CIRQUE : Non genré et engagé

Muse de Flip Fabrique, photo: Emmanuel Burriel

Flip Fabrique présente un rare spectacle de cirque non genré, voire engagé, avec Muse. La troupe de Québec fête ses 10 ans en s’aventurant avec bonheur dans des sentiers peu explorés par l’art circassien où les modèles sexuels ont traditionnellement toujours été très campés. À la TOHU jusqu’au 13 novembre.

Le plaisir n’a pas de genre. Et c’est bien vrai lorsqu’on pense à Muse de Flip Fabrique. Ce spectacle à la fois rigolo et engagé montre que la force n’est pas qu’affaire d’hommes et la sensibilité qu’une réduction simpliste du corpus féminin. Au-delà des stéréotypes et des préjugés – uniformes de football par ci et tutus par là – avec lesquels les sept acrobates – quatre femmes et trois hommes – jonglent, surgit cette image très forte de la Belle au bois dormant, sentant que le prince va l’embrasser, qui crie à pleins poumons, NON!
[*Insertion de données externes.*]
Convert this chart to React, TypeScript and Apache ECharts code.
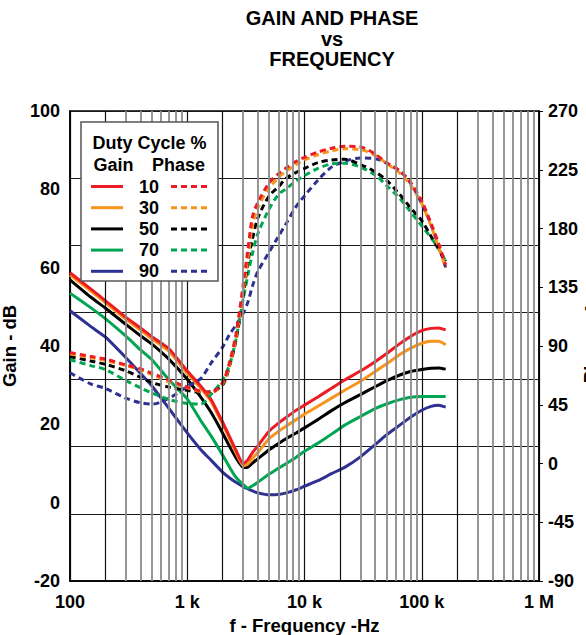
import React, { useEffect, useRef } from "react";
import * as echarts from "echarts";

// ---------- data ----------
const freqs = [100, 150, 200, 300, 400, 500, 700, 1000, 1300, 1600, 2000, 2300, 2600, 3000, 3300, 3600, 4000, 5000, 6000, 7000, 8500, 10000, 13000, 17000, 22000, 30000, 40000, 50000, 65000, 80000, 100000, 120000, 140000, 160000];

const duty = ["10", "30", "50", "70", "90"];

const gain10 = [58.7, 54.6, 51.6, 47.3, 44.6, 42.4, 39.3, 33.6, 29.8, 26.3, 20.6, 16.8, 13.4, 9.9, 11.0, 12.8, 14.5, 18.3, 20.3, 21.8, 23.6, 24.9, 27.0, 29.2, 31.3, 33.6, 36.0, 38.0, 40.6, 42.4, 43.9, 44.5, 44.6, 44.1];
const gain30 = [58.1, 54.1, 51.1, 46.8, 44.0, 41.8, 38.6, 33.0, 29.3, 25.8, 20.0, 16.3, 12.8, 9.4, 9.9, 11.3, 12.8, 16.4, 18.2, 19.6, 21.2, 22.6, 24.6, 26.7, 28.7, 31.0, 33.5, 35.4, 37.8, 39.4, 40.7, 41.2, 41.2, 40.3];
const gain50 = [56.9, 52.5, 49.7, 45.5, 42.6, 40.5, 36.6, 31.5, 27.0, 23.0, 17.8, 14.3, 11.5, 9.0, 9.1, 10.1, 11.2, 13.5, 15.1, 16.4, 17.8, 19.1, 21.2, 23.5, 25.5, 27.6, 29.6, 31.1, 32.6, 33.5, 34.0, 34.3, 34.4, 34.1];
const gain70 = [53.5, 49.8, 47.0, 42.5, 39.0, 36.5, 31.3, 26.5, 21.0, 17.0, 12.2, 9.0, 6.5, 4.6, 3.7, 4.3, 5.2, 7.3, 8.8, 10.0, 11.6, 13.1, 15.2, 17.5, 19.8, 22.0, 24.0, 25.2, 26.3, 26.9, 27.1, 27.1, 27.1, 27.1];
const gain90 = [49.0, 45.0, 42.3, 37.0, 33.0, 29.8, 24.0, 17.8, 13.6, 10.8, 7.8, 6.3, 5.2, 4.1, 3.5, 3.0, 2.5, 2.0, 2.1, 2.5, 3.3, 4.2, 5.6, 7.4, 9.0, 11.7, 14.8, 17.3, 19.8, 21.8, 23.6, 24.6, 24.9, 24.4];

const phase10 = [85, 82, 80, 75.5, 72.5, 69, 64, 58.5, 55.5, 54.5, 62, 78, 99, 137, 165, 189, 200, 215, 222, 226.5, 231.5, 234.5, 238.5, 241.5, 243, 242.5, 237, 230.5, 224, 215.5, 201, 184, 168, 152];
const phase30 = [84, 81, 79, 75, 71.5, 68, 62.5, 58, 55, 54, 61, 76, 96, 132, 158, 182, 196, 211, 219, 224, 229, 232.5, 236.5, 239.5, 241, 240.5, 236, 230, 222.5, 213.5, 199, 182, 165, 150];
const phase50 = [82, 78.5, 76, 71, 66, 62, 58.5, 56, 54.5, 55, 60, 75, 94, 128, 155, 172, 188, 205, 212, 218.5, 223, 226, 230.5, 232.5, 233, 229, 223.5, 217, 206, 196, 186, 174, 164, 155];
const phase70 = [79.5, 75, 72, 63.5, 58, 54, 49, 46, 45.5, 53, 64, 76, 95, 126, 145, 161, 176, 195, 206, 210.5, 216.5, 220.5, 226, 229.5, 230, 227, 221, 213, 203, 193, 182, 173, 164, 155];
const phase90 = [69.5, 61, 57.5, 50, 46.5, 45.5, 50, 59, 65, 77, 89, 99, 106, 115, 124, 136, 147, 162, 174, 184, 197, 205, 217, 227, 231.5, 234, 233.5, 230, 224, 215, 199, 183, 166, 150];

const gainSeries = [gain10, gain30, gain50, gain70, gain90];
const phaseSeries = [phase10, phase30, phase50, phase70, phase90];

const decadeValues = [100, 1000, 10000, 100000, 1000000];
const xTickLabels = ["100", "1 k", "10 k", "100 k", "1 M"];

// ---------- styling ----------
const colors = ["#ed1c24", "#f7941d", "#000000", "#00a651", "#2e3192"];
const FONT = "'Liberation Sans', Arial, Helvetica, sans-serif";
const DASH = [6, 4];

function buildOption() {
  const pairs = (vals: number[]) => freqs.map((f, i) => [f, vals[i]]);

  const minorLines: any[] = [];
  for (let d = 0; d < decadeValues.length - 1; d++) {
    for (let m = 2; m <= 9; m++) {
      minorLines.push({
        xAxis: decadeValues[d] * m,
        lineStyle: {
          color: m === 2 ? "#111" : "#8c8c8c",
          width: m === 2 ? 1.2 : 1.8,
          type: "solid",
        },
      });
    }
  }

  const series: any[] = [
    {
      type: "line",
      name: "grid",
      data: [],
      z: 1,
      silent: true,
      markLine: {
        silent: true,
        symbol: ["none", "none"],
        label: { show: false },
        emphasis: { disabled: true },
        animation: false,
        data: minorLines,
      },
    },
  ];

  for (let i = gainSeries.length - 1; i >= 0; i--) {
    series.push({
      type: "line",
      name: "Gain " + duty[i],
      yAxisIndex: 0,
      data: pairs(gainSeries[i]),
      showSymbol: false,
      symbol: "none",
      smooth: 0.15,
      z: 3,
      lineStyle: { color: colors[i], width: 3 },
    });
  }
  for (let i = phaseSeries.length - 1; i >= 0; i--) {
    series.push({
      type: "line",
      name: "Phase " + duty[i],
      yAxisIndex: 1,
      data: pairs(phaseSeries[i]),
      showSymbol: false,
      symbol: "none",
      smooth: 0.3,
      z: 4,
      lineStyle: { color: colors[i], width: 3, type: DASH },
    });
  }

  // legend (drawn as graphic)
  const LZ = 100;
  const legendEls: any[] = [
    {
      type: "rect",
      z: LZ,
      shape: { x: 81, y: 122, width: 137, height: 159 },
      style: { fill: "#fff", stroke: "#555", lineWidth: 1.5 },
    },
    {
      type: "text",
      z: LZ + 1,
      x: 149.5,
      y: 143,
      style: { text: "Duty Cycle %", align: "center", verticalAlign: "middle", font: `bold 18px ${FONT}`, fill: "#000" },
    },
    {
      type: "text",
      z: LZ + 1,
      x: 113.5,
      y: 165,
      style: { text: "Gain", align: "center", verticalAlign: "middle", font: `bold 18px ${FONT}`, fill: "#000" },
    },
    {
      type: "text",
      z: LZ + 1,
      x: 178.5,
      y: 165,
      style: { text: "Phase", align: "center", verticalAlign: "middle", font: `bold 18px ${FONT}`, fill: "#000" },
    },
  ];
  duty.forEach((d, i) => {
    const y = 186.5 + i * 21.2;
    legendEls.push({
      type: "line",
      z: LZ + 1,
      shape: { x1: 91, y1: y, x2: 123, y2: y },
      style: { stroke: colors[i], lineWidth: 3 },
    });
    legendEls.push({
      type: "text",
      z: LZ + 1,
      x: 149,
      y: y,
      style: { text: d, align: "center", verticalAlign: "middle", font: `bold 18px ${FONT}`, fill: "#000" },
    });
    legendEls.push({
      type: "line",
      z: LZ + 1,
      shape: { x1: 171, y1: y, x2: 207, y2: y },
      style: { stroke: colors[i], lineWidth: 3, lineDash: DASH },
    });
  });

  const titleLines = ["GAIN AND PHASE", "vs", "FREQUENCY"];

  return {
    animation: false,
    backgroundColor: "#fff",
    textStyle: { fontFamily: FONT },
    grid: {
      left: 70,
      top: 111,
      right: 47,
      bottom: 54,
      show: true,
      borderColor: "#000",
      borderWidth: 1.5,
      containLabel: false,
      outerBoundsMode: "none",
    },
    xAxis: {
      type: "log",
      logBase: 10,
      min: 100,
      max: 1000000,
      name: "f - Frequency -Hz",
      nameLocation: "middle",
      nameGap: 32,
      nameTextStyle: { fontSize: 18.5, fontWeight: "bold", color: "#000", fontFamily: FONT },
      axisLine: { show: true, onZero: false, lineStyle: { color: "#000", width: 1.5 } },
      axisTick: { show: false },
      axisLabel: {
        margin: 12,
        fontSize: 18,
        fontWeight: "bold",
        color: "#000",
        fontFamily: FONT,
        formatter: (v: number) => {
          const idx = Math.round(Math.log10(v)) - 2;
          return xTickLabels[idx] ?? "";
        },
      },
      splitLine: { show: true, lineStyle: { color: "#111", width: 1.2 } },
    },
    yAxis: [
      {
        type: "value",
        min: -20,
        max: 100,
        interval: 20,
        position: "left",
        name: "Gain - dB",
        nameLocation: "middle",
        nameGap: 45,
        nameTextStyle: { fontSize: 18.5, fontWeight: "bold", color: "#000", fontFamily: FONT },
        axisLine: { show: true, onZero: false, lineStyle: { color: "#000", width: 1.5 } },
        axisTick: { show: false },
        axisLabel: { margin: 10, fontSize: 18, fontWeight: "bold", color: "#000", fontFamily: FONT },
        splitLine: { show: false },
      },
      {
        type: "value",
        min: -90,
        max: 270,
        interval: 45,
        position: "right",
        axisLine: { show: true, onZero: false, lineStyle: { color: "#000", width: 1.5 } },
        axisTick: { show: true, inside: false, length: 4, lineStyle: { color: "#000", width: 1 } },
        axisLabel: { margin: 9, fontSize: 18, fontWeight: "bold", color: "#000", fontFamily: FONT },
        splitLine: { show: false },
      },
      {
        type: "value",
        min: 0,
        max: 7,
        interval: 1,
        position: "left",
        axisLine: { show: false },
        axisTick: { show: false },
        axisLabel: { show: false },
        splitLine: { show: true, lineStyle: { color: "#1a1a1a", width: 1.2 } },
      },
    ],
    series,
    graphic: [
      ...titleLines.map((t, i) => ({
        type: "text",
        x: 332,
        y: 18 + i * 20.5,
        style: { text: t, align: "center", verticalAlign: "middle", font: `bold 20px ${FONT}`, fill: "#000" },
      })),
      {
        type: "text",
        x: 590,
        y: 344,
        rotation: Math.PI / 2,
        style: { text: "Phase - °", align: "center", verticalAlign: "middle", font: `bold 18.5px ${FONT}`, fill: "#000" },
      },
      ...legendEls,
    ],
  };
}

export default function App() {
  const ref = useRef<HTMLDivElement>(null);
  useEffect(() => {
    if (!ref.current) return;
    const chart = echarts.init(ref.current, undefined, { renderer: "svg" });
    chart.setOption(buildOption() as any);
    return () => chart.dispose();
  }, []);
  return (
    <div
      ref={ref}
      style={{ position: "fixed", left: 0, top: 0, width: 586, height: 635, background: "#fff" }}
    />
  );
}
Depuis des années, le mouvement #metoo a tracé une ligne et elle continue d’être assumée par toutes et tous chez Flip Fabrique. Bien sûr, un spectacle de cirque ne changera pas le monde, mais il est clair que ce champ artistique autrefois très sexué évolue aussi. Les responsables de la mise en scène, Sophie Thibeault et Maxime Robin, en sont conscients quand ils construisent le fil narratif du spectacle. Le fondateur de la compagnie, Bruno Gagnon, signe la direction artistique.

C’est évidemment fait avec un sourire en coin. Aucune mesquinerie pas plus que de banalisation de gestes équivoques. Le tout se déroule dans la bonne humeur, accompagné de la musique techno-hiphop-reggaeton de Millimetrik. Une chanteuse, Flávia Nascimento, accompagne également l’action de sa voix chaude. La scénographie avec son immense fond blanc et ses structures métalliques multi-usage de Vanessa Cadrin est aussi à souligner.

L’écran derrière la scène permet également de projeter des citations de Gloria Steinem, Nathalie Portman et, surtout, Rébécca Déraspe qui ajoutent une perspective féministe au sérieux de de la démarche.

Arts circassiens

Les arts circassiens ne sont évidemment pas en reste dans cette production nouveau genre. Comme c’est presque devenu la norme en cirque contemporain, la polyvalence des interprètes – Jérémie Arsenault, Thomas Chamber, Hugo Duquette, Anne-Marie Godin, Frédérique Hamel, Evelyne Paquin-Lanthier et Léonie Pilote – explose sur scène. En fait foi l’utilisation d’acrobaties, danses, comédie, jonglerie et instruments divers. Toutes et tous étirent le champ de leur spécialité avec brio.

Les numéros de diabolo, de corde à danser et de trapèze sont particulièrement originaux et démontrent un grand degré de difficulté. Toutefois, il existe une baisse de régime, acrobaties au sol, qui vient briser le rythme endiablé juste avant le numéro final.

Ces numéros moins spectaculaires servent cependant à une transition nécessaire permettant l’installation du trampoline et du mur, la spécialité de Flip Fabrique. Ce numéro collectif de trampo-mur ne déçoit point avec son jeu, à nouveau, sur les genres et l’utilisation d’une partie de mur à angle qui ajoute à la difficulté des acrobaties.

Le mot est lancé. Angle. Tout est affaire d’angles et de points de vue dans ce spectacle intelligent et divertissant. La signature circassienne de Flip Fabrique est là, entourée de notions aidant la réflexion, sans crayon gras ou lourdeur théorique. Muse vient réitérer de nouveau toutes les potentialités du cirque contemporain. Le combat des sexes a eu lieu, maintenant célébrons les différences.


Muse est présenté à la TOHU jusqu’au 13 novembre. Du 9 au 12 novembre, au même endroit en fin de soirée, il sera également possible d’assister à la conclusion de 15 ans de pratique commune entre Maxim Laurin et Ugo Dario (Machine de cirque) qui nous offrent Ghost Light : entre la chute et l’envol.